Johnny Football is everything you could ask for when dreaming up a polarizing athlete. To put it simply, he’s nothing short of an absolute star, one of which I’m not sure college football has quite seen before. I’m not saying that college football has never seen a star player before, just not one quite like Johnny Football.

So maybe the media’s portrayal of Manziel is fair. Maybe he really is just an irresponsible college quarterback who only cares about himself. Maybe he really is a detriment to his team in terms of off-field publicity. Or, maybe, just maybe, the media is overreacting to a college athlete who lives his life the same way any of us would if we were in his shoes.

Manziel has garnered the reputation of being a “partier,

” a stigma that has been connected to his irresponsibility and recklessness. And, for some reason, the media seems surprised by this idea that a college student isn’t perfect.

You’re telling me that a 20-year-old college student who’s on TV and newspapers across the country likes to flaunt a little bit? That a college quarterback who has women thrown at him and parties thrown for him might not be fully grown up and mature yet? You don’t say!

Fourteen months ago, no one knew who Manziel was. Now, he’s among the most famous athletes in sports, yet he doesn’t deserve any credit for making that transformation? There are two different schools of thought on this topic, but I have a hard time believing that the NCAA has more of a right to Manziel’s  own name than he does.

So, when everything is taken into consideration, what exactly has Manziel done that has been so detrimental to society? With the way that some media outlets, specifically ESPN, criticize Manziel, you’d think he was Walt White.

Unlike Dorothy Mantooth, Johnny Football is no saint. He’s not perfect, and I think even he realizes that.  And while I realize that Manziel isn’t the perfect role model, I also realize that he’s not the worst role model either. Far from the worst, actually.

Sift through some sports headlines and you’ll see stories of Aaron Hernandez’s murder case and MLB’s steroid scandal.

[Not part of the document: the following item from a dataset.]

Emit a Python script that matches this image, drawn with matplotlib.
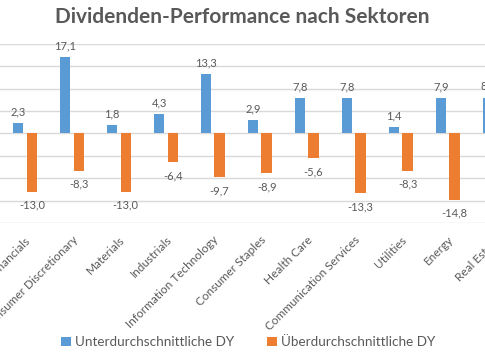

When you compare these headlines to Johnny Football’s criticisms of underage partying and making money off of his OWN name, you begin to realize that maybe Johnny Football isn’t that bad of a guy. Maybe he’s actually a really good guy who catches a bad rap due to the media having their own agenda. Maybe most of the writers that criticize Manziel are just, well, flat out jealous? No, no, that can’t be.

After all, the media would never defame or criticize someone just to fit their own agenda, right? Yeah, right.

Bottom line: Don’t let the media tell you how to feel or what to believe. Sure, the media can tell you what to think about (ex. Johnny Football), but you shouldn’t let media decide how you think about something. Once we start doing that, we lose our independence as a breathing, thinking being and simply become just another robot for the media to hardwire and program.